=== Your task ===
Return the material exactly, first line through the line containing "bar_index = list(range(155))", and nothing more. Pictures stay out.

=== Data excerpt ===
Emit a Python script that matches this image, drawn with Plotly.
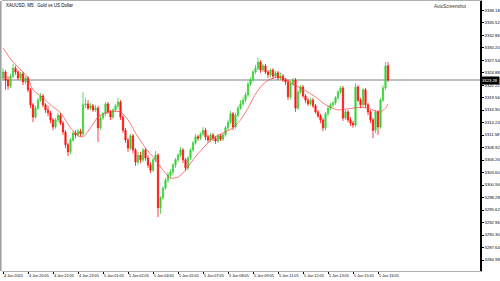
import plotly.graph_objects as go

# ---------------- data ----------------
bar_index = list(range(155))

opens = [
    3323.7, 3325.0, 3323.3, 3322.0, 3324.1, 3325.8, 3325.0, 3323.7, 3324.6, 3322.9,
    3323.7, 3321.2, 3318.0, 3315.4, 3317.3, 3319.0, 3319.9, 3318.0, 3316.9, 3316.3,
    3314.8, 3313.3, 3314.8, 3315.8, 3314.1, 3312.2, 3309.5, 3308.0, 3310.5, 3312.0,
    3311.6, 3312.4, 3311.8, 3318.0, 3318.2, 3317.3, 3317.8, 3316.9, 3317.3, 3313.1,
    3315.2, 3316.1, 3318.2, 3316.5, 3315.4, 3316.9, 3317.8, 3318.6, 3315.4, 3312.6,
    3310.5, 3308.8, 3311.4, 3308.4, 3305.8, 3307.3, 3306.3, 3308.4, 3306.7, 3305.2,
    3304.1, 3306.3, 3307.3, 3296.1, 3298.2, 3300.3, 3302.0, 3303.1, 3303.7, 3305.2,
    3306.3, 3307.3, 3308.4, 3306.3, 3304.6, 3306.7, 3308.4, 3309.9, 3311.2, 3310.9,
    3311.8, 3312.6, 3311.2, 3310.5, 3311.6, 3310.9, 3310.3, 3311.4, 3310.7, 3311.6,
    3313.1, 3314.3, 3316.1, 3313.3, 3315.8, 3317.3, 3318.2, 3319.0, 3320.1, 3322.4,
    3323.3, 3325.0, 3325.8, 3327.1, 3325.4, 3326.3, 3325.0, 3324.4, 3325.4, 3324.1,
    3324.8, 3323.7, 3324.1, 3323.3, 3322.9, 3319.7, 3322.6, 3323.3, 3317.3, 3320.7,
    3321.8, 3319.9, 3319.0, 3318.2, 3319.0, 3317.8, 3316.5, 3315.6, 3314.8, 3313.1,
    3316.1, 3317.3, 3318.0, 3318.4, 3319.5, 3320.7, 3321.6, 3315.2, 3316.5, 3314.8,
    3314.1, 3313.7, 3321.8, 3319.0, 3318.0, 3321.2, 3318.0, 3316.5, 3314.8, 3312.6,
    3316.5, 3313.3, 3319.0, 3321.6, 3326.3,
]

closes = [
    3325.0, 3323.3, 3322.0, 3324.1, 3325.8, 3325.0, 3323.7, 3324.6, 3322.9, 3323.7,
    3321.2, 3318.0, 3315.4, 3317.3, 3319.0, 3319.9, 3318.0, 3316.9, 3316.3, 3314.8,
    3313.3, 3314.8, 3315.8, 3314.1, 3312.2, 3309.5, 3308.0, 3310.5, 3312.0, 3311.6,
    3312.4, 3311.8, 3318.0, 3318.2, 3317.3, 3317.8, 3316.9, 3317.3, 3313.1, 3315.2,
    3316.1, 3318.2, 3316.5, 3315.4, 3316.9, 3317.8, 3318.6, 3315.4, 3312.6, 3310.5,
    3308.8, 3311.4, 3308.4, 3305.8, 3307.3, 3306.3, 3308.4, 3306.7, 3305.2, 3304.1,
    3306.3, 3307.3, 3296.1, 3298.2, 3300.3, 3302.0, 3303.1, 3303.7, 3305.2, 3306.3,
    3307.3, 3308.4, 3306.3, 3304.6, 3306.7, 3308.4, 3309.9, 3311.2, 3310.9, 3311.8,
    3312.6, 3311.2, 3310.5, 3311.6, 3310.9, 3310.3, 3311.4, 3310.7, 3311.6, 3313.1,
    3314.3, 3316.1, 3313.3, 3315.8, 3317.3, 3318.2, 3319.0, 3320.1, 3322.4, 3323.3,
    3325.0, 3325.8, 3327.1, 3325.4, 3326.3, 3325.0, 3324.4, 3325.4, 3324.1, 3324.8,
    3323.7, 3324.1, 3323.3, 3322.9, 3319.7, 3322.6, 3323.3, 3317.3, 3320.7, 3321.8,
    3319.9, 3319.0, 3318.2, 3319.0, 3317.8, 3316.5, 3315.6, 3314.8, 3313.1, 3316.1,
    3317.3, 3318.0, 3318.4, 3319.5, 3320.7, 3321.6, 3315.2, 3316.5, 3314.8, 3314.1,
    3313.7, 3321.8, 3319.0, 3318.0, 3321.2, 3318.0, 3316.5, 3314.8, 3312.6, 3316.5,
    3313.3, 3319.0, 3321.6, 3326.3, 3323.3,
]

highs = [
    3325.8, 3325.4, 3324.1, 3324.6, 3326.7, 3326.3, 3325.4, 3325.0, 3325.0, 3324.1,
    3324.1, 3321.6, 3318.4, 3317.8, 3319.5, 3320.5, 3320.3, 3318.4, 3317.8, 3316.7,
    3315.2, 3315.2, 3316.3, 3316.3, 3314.6, 3312.6, 3309.9, 3310.9, 3312.4, 3312.6,
    3312.9, 3312.9, 3320.7, 3319.5, 3319.0, 3318.4, 3318.2, 3318.0, 3317.8, 3315.6,
    3316.5, 3318.6, 3318.6, 3316.9, 3317.3, 3318.2, 3319.5, 3319.0, 3315.8, 3313.1,
    3310.9, 3311.8, 3311.8, 3308.8, 3308.0, 3308.0, 3308.8, 3308.8, 3307.3, 3305.8,
    3306.7, 3308.2, 3307.7, 3298.6, 3300.7, 3302.4, 3303.7, 3304.3, 3305.6, 3306.7,
    3307.7, 3309.0, 3308.8, 3306.7, 3307.1, 3308.8, 3310.3, 3311.8, 3311.6, 3312.2,
    3313.3, 3313.1, 3311.6, 3312.0, 3312.0, 3311.4, 3311.8, 3311.8, 3312.0, 3313.5,
    3314.8, 3316.7, 3316.5, 3316.3, 3317.8, 3319.0, 3319.7, 3320.7, 3322.9, 3323.9,
    3325.4, 3326.5, 3328.0, 3327.5, 3326.7, 3326.7, 3325.4, 3325.8, 3325.8, 3325.2,
    3325.2, 3324.8, 3324.6, 3323.7, 3323.3, 3323.1, 3323.7, 3323.7, 3321.2, 3322.2,
    3322.2, 3320.3, 3319.5, 3319.5, 3319.5, 3318.2, 3316.9, 3316.1, 3315.2, 3316.5,
    3317.8, 3318.4, 3318.8, 3319.9, 3321.2, 3322.0, 3322.0, 3316.9, 3316.9, 3315.4,
    3314.6, 3322.6, 3322.2, 3319.5, 3321.6, 3321.6, 3318.4, 3316.9, 3315.2, 3316.9,
    3316.9, 3319.5, 3322.2, 3327.1, 3327.1,
]

lows = [
    3323.3, 3321.2, 3321.2, 3321.6, 3323.7, 3324.4, 3323.3, 3323.3, 3322.2, 3322.4,
    3320.7, 3317.3, 3314.3, 3315.0, 3316.9, 3318.6, 3317.5, 3316.3, 3315.6, 3314.1,
    3312.6, 3312.9, 3314.3, 3313.7, 3311.6, 3308.8, 3307.1, 3307.5, 3310.1, 3310.9,
    3311.2, 3311.2, 3311.4, 3317.3, 3316.9, 3316.9, 3316.5, 3316.5, 3310.1, 3312.6,
    3314.8, 3315.6, 3316.1, 3314.8, 3315.0, 3316.5, 3317.3, 3314.8, 3312.0, 3309.9,
    3308.0, 3308.4, 3307.7, 3305.0, 3305.2, 3305.6, 3305.8, 3306.1, 3304.6, 3303.5,
    3303.7, 3305.8, 3294.1, 3294.8, 3297.8, 3299.9, 3301.4, 3302.4, 3303.1, 3304.6,
    3305.8, 3306.9, 3305.6, 3303.9, 3304.1, 3306.3, 3308.0, 3309.5, 3310.3, 3310.5,
    3311.4, 3310.5, 3309.9, 3310.1, 3310.3, 3309.7, 3309.9, 3310.3, 3310.3, 3311.2,
    3312.6, 3313.9, 3312.6, 3312.9, 3315.4, 3316.9, 3317.8, 3318.6, 3319.7, 3322.0,
    3322.9, 3324.6, 3325.4, 3324.8, 3325.0, 3324.6, 3323.7, 3323.9, 3323.5, 3323.7,
    3323.3, 3323.3, 3322.9, 3322.2, 3319.0, 3319.2, 3322.0, 3316.5, 3316.9, 3320.3,
    3319.5, 3318.4, 3317.8, 3317.8, 3317.3, 3316.1, 3315.2, 3314.1, 3312.4, 3312.6,
    3315.6, 3316.9, 3317.5, 3318.0, 3319.0, 3320.3, 3314.6, 3314.8, 3314.3, 3313.5,
    3313.1, 3313.3, 3318.6, 3317.3, 3317.5, 3317.3, 3315.8, 3314.1, 3310.9, 3312.0,
    3311.6, 3312.9, 3318.6, 3321.2, 3322.9,
]

ma_index = [0, 4, 8, 10, 12, 16, 19, 23, 27, 30, 32, 35, 38, 42, 47, 50, 53, 57, 61, 64,
            67, 70, 73, 76, 80, 84, 88, 92, 95, 98, 101, 104, 107, 110, 113, 116, 119, 122,
            125, 128, 131, 134, 137, 140, 143, 146, 149, 151, 153, 154]
ma_values = [3330.1, 3327.1, 3325.0, 3323.7, 3321.2, 3319.5, 3318.0, 3316.3, 3313.1, 3311.4,
             3311.2, 3313.1, 3315.4, 3316.5, 3316.5, 3314.8, 3312.0, 3308.8, 3306.3, 3304.1,
             3302.4, 3302.6, 3304.1, 3306.3, 3308.8, 3310.9, 3312.0, 3313.1, 3314.8, 3317.3,
             3320.3, 3322.4, 3323.5, 3323.9, 3323.5, 3322.4, 3321.6, 3320.7, 3319.7, 3318.4,
             3317.5, 3316.9, 3317.1, 3317.3, 3317.5, 3317.3, 3316.7, 3316.5, 3317.3, 3318.2]

x_tick_index = [0, 10, 20, 30, 40, 50, 60, 70, 80, 90, 100, 110, 120, 130, 140, 150]
x_tick_labels = ["4 Jun 2025", "4 Jun 20:05", "4 Jun 22:05", "4 Jun 23:05", "5 Jun 01:05",
                 "5 Jun 02:05", "5 Jun 04:05", "5 Jun 05:05", "5 Jun 07:05", "5 Jun 08:05",
                 "5 Jun 09:05", "5 Jun 11:05", "5 Jun 12:05", "5 Jun 13:05", "5 Jun 15:05",
                 "5 Jun 16:05"]

y_tick_values = [3284.98, 3287.64, 3290.30, 3292.96, 3295.62, 3298.28, 3300.94, 3303.60,
                 3306.26, 3308.92, 3311.58, 3314.24, 3316.90, 3319.56, 3322.22, 3324.88,
                 3327.54, 3330.20, 3332.86, 3335.52, 3338.18]

current_price = 3323.28
chart_title = "XAUUSD, M5:  Gold vs US Dollar"
watermark = "AutoScreenshot"

# ---------------- figure ----------------
FONT = "Liberation Sans"
fig = go.Figure()

fig.add_trace(go.Candlestick(
    x=bar_index, open=opens, high=highs, low=lows, close=closes,
    increasing=dict(line=dict(color="#3ad13a", width=0.8), fillcolor="#3ad13a"),
    decreasing=dict(line=dict(color="#ff1010", width=0.8), fillcolor="#ff1010"),
    whiskerwidth=0, hoverinfo="skip", showlegend=False,
))

fig.add_trace(go.Scatter(
    x=ma_index, y=ma_values, mode="lines",
    line=dict(color="rgba(255,60,60,0.7)", width=1, shape="spline", smoothing=0.6),
    hoverinfo="skip", showlegend=False,
))

fig.update_layout(
    width=500, height=281,
    margin=dict(l=2, r=20, t=1, b=10, autoexpand=False),
    paper_bgcolor="white", plot_bgcolor="white",
    font=dict(family=FONT, size=4.5, color="black"),
    xaxis=dict(
        range=[-0.4, 190.8], rangeslider=dict(visible=False),
        tickmode="array", tickvals=x_tick_index, ticktext=x_tick_labels,
        tickangle=0, automargin=False,
        ticks="outside", ticklen=2, tickcolor="black", tickwidth=1,
        ticklabelposition="outside right",
        showgrid=False, zeroline=False,
        showline=True, linecolor="#b0b0b0", linewidth=1, mirror=True,
        tickfont=dict(family=FONT, size=3.8, color="black"),
        fixedrange=True,
    ),
    yaxis=dict(
        range=[3282.64, 3340.1], side="right", automargin=False,
        tickmode="array", tickvals=y_tick_values,
        ticktext=[f"{v:.2f}" for v in y_tick_values],
        ticks="outside", ticklen=2, tickcolor="black", tickwidth=1,
        showgrid=False, zeroline=False,
        showline=True, linecolor="black", linewidth=1.5,
        tickfont=dict(family=FONT, size=4.2, color="black"),
        fixedrange=True,
    ),
    shapes=[
        dict(type="line", xref="paper", yref="y", x0=0, x1=1,
             y0=current_price, y1=current_price,
             line=dict(color="#a8a8a8", width=1.5), layer="below"),
        dict(type="line", xref="paper", yref="paper", x0=-0.003, x1=-0.003, y0=0, y1=1,
             line=dict(color="#a0a0a0", width=2)),
    ],
    annotations=[
        dict(text=chart_title, xref="paper", yref="paper", x=0.004, y=0.985,
             xanchor="left", yanchor="middle", showarrow=False,
             font=dict(family=FONT, size=4.5, color="black")),
        dict(text=watermark, xref="paper", yref="paper", x=0.978, y=0.978,
             xanchor="right", yanchor="middle", showarrow=False,
             font=dict(family=FONT, size=4.5, color="#333333")),
        dict(text=f"{current_price:.2f}", xref="paper", yref="y", x=1.0, y=current_price,
             xanchor="left", yanchor="middle", showarrow=False,
             bgcolor="black", borderpad=1,
             font=dict(family=FONT, size=4.2, color="white")),
    ],
)

fig.write_html("out.html", config={"displayModeBar": False})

=== The solution ===
Emit a Python script that matches this image, drawn with Plotly.
import plotly.graph_objects as go

# ---------------- data ----------------
bar_index = list(range(155))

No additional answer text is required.